Impact of Fragmented Structure

  • Supply Chain Vulnerabilities
    • The green energy transition is heavily reliant on international supply chains for materials like lithium, cobalt, and rare earth elements.
    • A fragmented administrative approach makes it difficult to develop a coherent strategy to secure these supply chains, particularly given the geopolitical tensions involving major suppliers like China.
  • National Security Risks
    • Energy security is closely tied to national security and fragmented oversight of energy resources and technologies can leave India vulnerable to external threats.
    • Coordinating a national response to potential supply disruptions or cyber-attacks on energy infrastructure requires a more integrated approach.

The International Context and Its Implications

  • The global geopolitical landscape further complicates India's energy transition.
  • The renewed great power competition between the US and its allies versus China and Russia resembles a modern Cold War, with Taiwan being a critical flashpoint and technological superiority becoming the new arms race.
  • This geopolitical tension impacts the green agenda along supply chain resilience, domestic investment, and national security axes.
  • China’s dominance in essential materials for green energy, along with its cost-effective production of solar and wind technology, poses both opportunities and risks for India.
  • While domestic manufacturers have benefited, there are national security concerns about reliance on Chinese imports.
  • To mitigate this, India has imposed duties on Chinese imports and introduced the Production-Linked Incentive (PLI) scheme to boost domestic manufacturing.
  • However, a comprehensive strategic framework akin to the US’s Chips and Science Act is still missing.

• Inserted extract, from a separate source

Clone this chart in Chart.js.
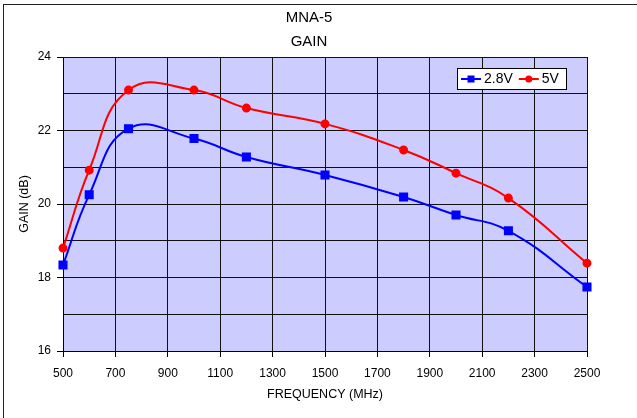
<!DOCTYPE html>
<html>
<head>
<meta charset="utf-8">
<script src="https://cdn.jsdelivr.net/npm/chart.js@4/dist/chart.umd.min.js"></script>
<style>
  html, body { margin: 0; padding: 0; background: #fff; }
  #wrap { position: relative; width: 637px; height: 418px; overflow: hidden; }
  #frame { position: absolute; left: 3px; top: 4px; width: 700px; height: 500px;
           border: 1.5px solid #222; pointer-events: none; }
</style>
</head>
<body>
<div id="wrap">
  <canvas id="chart" width="637" height="418"></canvas>
  <div id="frame"></div>
</div>
<script>
const frequencies = [500, 600, 750, 1000, 1200, 1500, 1800, 2000, 2200, 2500];
const gain28V = [18.34, 20.25, 22.05, 21.78, 21.28, 20.79, 20.19, 19.70, 19.27, 17.74];
const gain5V = [18.80, 20.92, 23.10, 23.10, 22.61, 22.18, 21.47, 20.84, 20.16, 18.39];
const seriesLabels = ["2.8V", "5V"];
const titleLines = ["MNA-5", "GAIN"];

const FONT = "'Liberation Sans', Arial, sans-serif";

// lavender plot background
const plotBackground = {
  id: "plotBackground",
  beforeDraw(chart) {
    const { ctx, chartArea: a } = chart;
    ctx.save();
    ctx.fillStyle = "#CCCCFF";
    ctx.fillRect(a.left, a.top, a.right - a.left, a.bottom - a.top);
    ctx.restore();
  },
};

// two line title, centred a little left of the plot centre like the original
const twoLineTitle = {
  id: "twoLineTitle",
  afterDraw(chart) {
    const { ctx } = chart;
    ctx.save();
    ctx.font = "15px " + FONT;
    ctx.fillStyle = "#000";
    ctx.textAlign = "center";
    ctx.textBaseline = "middle";
    titleLines.forEach((t, i) => ctx.fillText(t, 309, 18 + i * 24));
    ctx.restore();
  },
};

// boxed legend in the top right of the plot
const boxLegend = {
  id: "boxLegend",
  afterDraw(chart) {
    const { ctx } = chart;
    const x = 457, y = 68, w = 109, h = 21;
    ctx.save();
    ctx.fillStyle = "#fff";
    ctx.fillRect(x, y, w, h);
    ctx.strokeStyle = "#000";
    ctx.lineWidth = 1;
    ctx.strokeRect(x + 0.5, y + 0.5, w, h);
    ctx.font = "14px " + FONT;
    ctx.textBaseline = "middle";
    let cx = x + 4;
    chart.data.datasets.forEach((ds) => {
      const cy = y + h / 2 + 0.5;
      ctx.strokeStyle = ds.borderColor;
      ctx.lineWidth = 2;
      ctx.beginPath();
      ctx.moveTo(cx, cy);
      ctx.lineTo(cx + 20, cy);
      ctx.stroke();
      ctx.fillStyle = ds.borderColor;
      if (ds.pointStyle === "rect") {
        ctx.fillRect(cx + 6.5, cy - 3.5, 7, 7);
      } else {
        ctx.beginPath();
        ctx.arc(cx + 10, cy, 3.5, 0, Math.PI * 2);
        ctx.fill();
      }
      ctx.fillStyle = "#000";
      ctx.textAlign = "left";
      ctx.fillText(ds.label, cx + 23, cy);
      cx += 23 + ctx.measureText(ds.label).width + 6;
    });
    ctx.restore();
  },
};

new Chart(document.getElementById("chart"), {
  type: "line",
  data: {
    datasets: [
      {
        label: seriesLabels[0],
        data: frequencies.map((f, i) => ({ x: f, y: gain28V[i] })),
        borderColor: "#0000FF",
        backgroundColor: "#0000FF",
        borderWidth: 2,
        pointStyle: "rect",
        pointRadius: 5,
        tension: 0.45,
        clip: false,
      },
      {
        label: seriesLabels[1],
        data: frequencies.map((f, i) => ({ x: f, y: gain5V[i] })),
        borderColor: "#FF0000",
        backgroundColor: "#FF0000",
        borderWidth: 2,
        pointStyle: "circle",
        pointRadius: 3.5,
        tension: 0.45,
        clip: false,
      },
    ],
  },
  options: {
    responsive: false,
    animation: false,
    layout: { padding: { left: 0, right: 50, top: 57, bottom: 0 } },
    plugins: {
      legend: { display: false },
      tooltip: { enabled: false },
      title: { display: false },
    },
    scales: {
      x: {
        type: "linear",
        min: 500,
        max: 2500,
        afterFit(scale) { scale.height = 67; },
        ticks: {
          stepSize: 200,
          color: "#000",
          padding: 9,
          maxRotation: 0,
          font: { family: FONT, size: 12 },
          callback: (v) => String(v),
        },
        grid: { color: "#111", lineWidth: 1, tickLength: 6, tickColor: "#000" },
        border: { color: "#000", width: 1 },
        title: {
          display: true,
          text: "FREQUENCY (MHz)",
          color: "#000",
          font: { family: FONT, size: 12.5 },
          padding: { top: 0, bottom: 16 },
        },
      },
      y: {
        min: 16,
        max: 24,
        afterFit(scale) { scale.width = 63; },
        ticks: {
          stepSize: 1,
          color: "#000",
          padding: 6,
          font: { family: FONT, size: 12 },
          callback: (v) => (v % 2 === 0 ? String(v) : ""),
        },
        grid: {
          color: "#111",
          lineWidth: 1,
          tickLength: 6,
          tickColor: (c) => (c.tick && c.tick.value % 2 === 0 ? "#000" : "rgba(0,0,0,0)"),
        },
        border: { color: "#000", width: 1 },
        title: {
          display: true,
          text: "GAIN (dB)",
          color: "#000",
          font: { family: FONT, size: 12.5 },
          padding: { top: 17, bottom: 0 },
        },
      },
    },
  },
  plugins: [plotBackground, twoLineTitle, boxLegend],
});
</script>
</body>
</html>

Recommendations for a Unified Energy Strategy

  • Coordination Among Hydrocarbon and Renewable Entities: It should outline the relationship between hydrocarbon Public Sector Enterprises (PSEs) and other energy companies to avoid duplicity of efforts and resources.
  • Resource Supply Strategy: With the International Energy Agency (IEA) predicting volatility in the markets for critical materials like copper, lithium, nickel, and cobalt, India needs a clear strategy to secure future supplies through investments in mining.
  • Addressing the China Factor
    • The competitiveness of clean energy relative to fossil fuels and access to low-cost green technology from China must be evaluated.
    • National security concerns warrant measures like anti-dumping duties on Chinese electric vehicles (EVs), but the impact on investors and the pace of the green transition should also be considered.
  • Encouraging Green Investments
    • Given the current cautious approach of boardrooms towards green investments, the government must tackle this risk aversion.
    • Specific sectors could be incentivised, or public investment could be increased to attract private capital.
    • The strategy document should provide detailed options and a roadmap for this.


  • The challenge for the next government is to accelerate India's energy transition amidst a polarised international geopolitical environment and rapid technological advancements.

By adopting a holistic, integrated approach to energy policy, India can ensure sustainable growth, energy security, and environmental preservation for future generations.

Q) Why is the Green Transition important?

The Green Transition is crucial for mitigating climate change, protecting ecosystems, and ensuring long-term economic sustainability. By reducing dependence on fossil fuels and lowering greenhouse gas emissions, it helps prevent global warming and its associated impacts, such as extreme weather events and sea-level rise. Additionally, it can drive innovation, create green jobs, and enhance energy security by diversifying energy sources.

Q) What is the Green Transition?

The Green Transition refers to the process of shifting from a fossil fuel-based economy to one that is environmentally sustainable, low-carbon, and resource-efficient. This involves adopting renewable energy sources, improving energy efficiency, reducing carbon emissions, and promoting sustainable practices across various sectors such as transportation, agriculture, and industry.